Improving the Electricity Market with VCG
In “An Incentive-Compatible Energy Pricing Mechanism for Electricity-Gas Interconnected System Using Vickrey-Clarke-Groves Mechanism Design Theory,” Guo et al. discuss the potential of applying VCG to the electricity market as its current system (locational marginal pricing or LMP) of finding market-clearing prices does not incentivize truthful bidding as would be the case under VCG. The paper also mentions some of the other benefits of price-setting under VCG like making the process decentralized. This way, no one player would be too powerful, and – as we have seen in relationship and trading networks – one especially powerful node in a graph can make its partners end up with little to no surplus. Guo et al.’s explanation of VCG is similar to what we saw in class where it is based on the harm that removing one natural gas well causes to the rest of the system. While some of the more advanced calculations in the paper were a little over my head, I felt that a lot of us Networks students could follow along with most of what it was getting at in terms of market-clearing, social optimality, encouraging truthful bidding, and some of the general logic about calculating prices. On top of this, the paper also includes a nodal network of a natural gas system to illustrate some of the relationships as we had used when discussing things like FaceBook friends or how different pages link to each other on the Web.

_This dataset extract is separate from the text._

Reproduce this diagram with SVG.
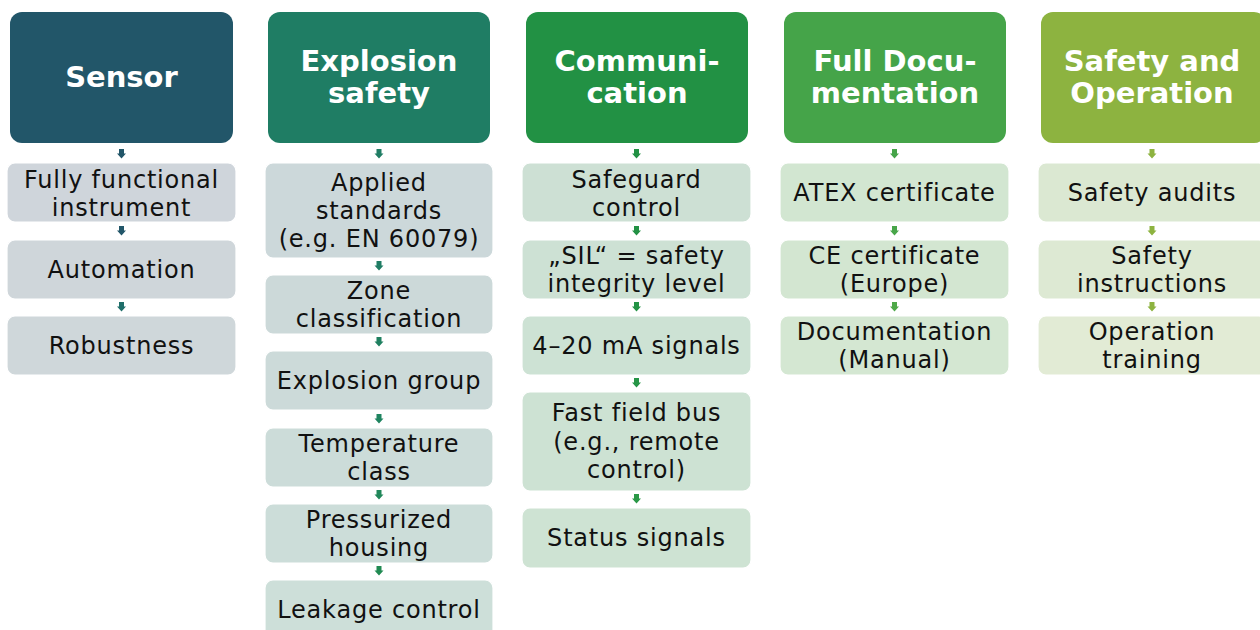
<svg xmlns="http://www.w3.org/2000/svg" width="1260" height="630" viewBox="0 0 1260 630">
<defs>
<style>
.hd{font-family:"DejaVu Sans",Verdana,sans-serif;font-weight:bold;font-size:29px;fill:#ffffff;text-anchor:middle}
.tx{font-family:"DejaVu Sans",Verdana,sans-serif;font-size:24px;letter-spacing:0.8px;fill:#111111;text-anchor:middle}
.bx{stroke:#ffffff;stroke-width:1.2}
</style>
<path id="arr" d="M-2.5,0 H2.5 V4.5 H4.5 L0,9.5 L-4.5,4.5 H-2.5 Z"/>
</defs>
<rect width="1260" height="630" fill="#ffffff"/>

<g id="col1">
<g id="sensor"><rect x="10" y="12" width="223" height="131" rx="12" fill="#225669"/><text class="hd" x="121.5" y="87">Sensor</text></g>
<g id="fully"><rect class="bx" x="7" y="163" width="229" height="59" rx="8" fill="#cfd5db"/><text class="tx" x="121.5" y="188">Fully functional</text><text class="tx" x="121.5" y="216">instrument</text></g>
<g id="automation"><rect class="bx" x="7" y="240" width="229" height="59" rx="8" fill="#cfd6da"/><text class="tx" x="121.5" y="278">Automation</text></g>
<g id="robustness"><rect class="bx" x="7" y="316" width="229" height="59" rx="8" fill="#cfd7da"/><text class="tx" x="121.5" y="354">Robustness</text></g>
</g>

<g id="col2">
<g id="explosion"><rect x="268" y="12" width="222" height="131" rx="12" fill="#1f7d64"/><text class="hd" x="379" y="71">Explosion</text><text class="hd" x="379" y="103">safety</text></g>
<g id="applied"><rect class="bx" x="265" y="163" width="228" height="95" rx="8" fill="#ccd8da"/><text class="tx" x="379" y="191">Applied</text><text class="tx" x="379" y="219">standards</text><text class="tx" x="379" y="247">(e.g. EN 60079)</text></g>
<g id="zone"><rect class="bx" x="265" y="275" width="228" height="59" rx="8" fill="#ccd9d9"/><text class="tx" x="379" y="299">Zone</text><text class="tx" x="379" y="327">classification</text></g>
<g id="exgroup"><rect class="bx" x="265" y="351" width="228" height="59" rx="8" fill="#ccdad9"/><text class="tx" x="379" y="389">Explosion group</text></g>
<g id="temp"><rect class="bx" x="265" y="428" width="228" height="59" rx="8" fill="#ccdcd9"/><text class="tx" x="379" y="452">Temperature</text><text class="tx" x="379" y="480">class</text></g>
<g id="pressurized"><rect class="bx" x="265" y="504" width="228" height="59" rx="8" fill="#ccddd9"/><text class="tx" x="379" y="528">Pressurized</text><text class="tx" x="379" y="556">housing</text></g>
<g id="leakage"><rect class="bx" x="265" y="580" width="228" height="62" rx="8" fill="#cddfd9"/><text class="tx" x="379" y="618">Leakage control</text></g>
</g>

<g id="col3">
<g id="communication"><rect x="526" y="12" width="222" height="131" rx="12" fill="#229144"/><text class="hd" x="637" y="71">Communi-</text><text class="hd" x="637" y="103">cation</text></g>
<g id="safeguard"><rect class="bx" x="522" y="163" width="229" height="59" rx="8" fill="#cde0d4"/><text class="tx" x="636.5" y="188">Safeguard</text><text class="tx" x="636.5" y="216">control</text></g>
<g id="sil"><rect class="bx" x="522" y="240" width="229" height="59" rx="8" fill="#cde1d4"/><text class="tx" x="636.5" y="264">„SIL“ = safety</text><text class="tx" x="636.5" y="292">integrity level</text></g>
<g id="ma"><rect class="bx" x="522" y="316" width="229" height="59" rx="8" fill="#cde2d4"/><text class="tx" x="636.5" y="354">4–20 mA signals</text></g>
<g id="fieldbus"><rect class="bx" x="522" y="392" width="229" height="99" rx="8" fill="#cde2d3"/><text class="tx" x="636.5" y="421">Fast field bus</text><text class="tx" x="636.5" y="450">(e.g., remote</text><text class="tx" x="636.5" y="478">control)</text></g>
<g id="status"><rect class="bx" x="522" y="508" width="229" height="60" rx="8" fill="#cee3d3"/><text class="tx" x="636.5" y="546">Status signals</text></g>
</g>

<g id="col4">
<g id="fulldoc"><rect x="784" y="12" width="222" height="131" rx="12" fill="#45a449"/><text class="hd" x="895" y="71">Full Docu-</text><text class="hd" x="895" y="103">mentation</text></g>
<g id="atex"><rect class="bx" x="780" y="163" width="229" height="59" rx="8" fill="#d2e6d1"/><text class="tx" x="894.5" y="201">ATEX certificate</text></g>
<g id="ce"><rect class="bx" x="780" y="240" width="229" height="59" rx="8" fill="#d3e6d1"/><text class="tx" x="894.5" y="264">CE certificate</text><text class="tx" x="894.5" y="292">(Europe)</text></g>
<g id="documentation"><rect class="bx" x="780" y="316" width="229" height="59" rx="8" fill="#d4e7d2"/><text class="tx" x="894.5" y="340">Documentation</text><text class="tx" x="894.5" y="368">(Manual)</text></g>
</g>

<g id="col5">
<g id="safetyop"><rect x="1041" y="12" width="225" height="131" rx="12" fill="#8db340"/><text class="hd" x="1152" y="71">Safety and</text><text class="hd" x="1152" y="103">Operation</text></g>
<g id="audits"><rect class="bx" x="1038" y="163" width="229" height="59" rx="8" fill="#dbe8d2"/><text class="tx" x="1152" y="201">Safety audits</text></g>
<g id="instructions"><rect class="bx" x="1038" y="240" width="229" height="59" rx="8" fill="#dde9d3"/><text class="tx" x="1152" y="264">Safety</text><text class="tx" x="1152" y="292">instructions</text></g>
<g id="training"><rect class="bx" x="1038" y="316" width="229" height="59" rx="8" fill="#e2ebd5"/><text class="tx" x="1152" y="340">Operation</text><text class="tx" x="1152" y="368">training</text></g>
</g>

<g id="connectors">
<use href="#arr" x="121.5" y="149" fill="#225669"/>
<use href="#arr" x="121.5" y="226" fill="#225669"/>
<use href="#arr" x="121.5" y="302" fill="#1f6e6a"/>
<use href="#arr" x="379" y="149" fill="#1f7d64"/>
<use href="#arr" x="379" y="261" fill="#1f7d64"/>
<use href="#arr" x="379" y="337" fill="#1f8060"/>
<use href="#arr" x="379" y="414" fill="#1f8460"/>
<use href="#arr" x="379" y="490" fill="#20875a"/>
<use href="#arr" x="379" y="566" fill="#208a52"/>
<use href="#arr" x="636.5" y="149" fill="#229144"/>
<use href="#arr" x="636.5" y="226" fill="#229144"/>
<use href="#arr" x="636.5" y="302" fill="#239345"/>
<use href="#arr" x="636.5" y="378" fill="#269546"/>
<use href="#arr" x="636.5" y="494" fill="#2a9846"/>
<use href="#arr" x="894.5" y="149" fill="#45a449"/>
<use href="#arr" x="894.5" y="226" fill="#48a649"/>
<use href="#arr" x="894.5" y="302" fill="#4ea848"/>
<use href="#arr" x="1152" y="149" fill="#8db340"/>
<use href="#arr" x="1152" y="226" fill="#8db340"/>
<use href="#arr" x="1152" y="302" fill="#8db340"/>
</g>
</svg>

In our class, we have seen the benefits of VCG over similar methods of finding market-clearing prices like GSP. For me, it was interesting to see such an established market not using this more efficient method of market-clearing. Guo et al. explain that the current LMP method of pricing has been in use for about 30 years but it still has its inefficiencies in dishonest behavior by market players. In class, we only really saw VCG in the context of selling slots for online advertisements but it can clearly be applied to many different types of matching markets. For me, I found it interesting that by combining some of the simpler components we ran into earlier in the year – market clearing algorithm, sealed second-price auctions – we were able to find a mechanism that allows us to optimally market-clear in very complex situations like this electricity and power market that is riddled with restraints. To me, this paper is an example of the real-world applications of some of the theoretical calculations we have been plugging through in this class and how the world can be a bit more optimized and run a bit more smoothly when there are people attempting to apply these network concepts.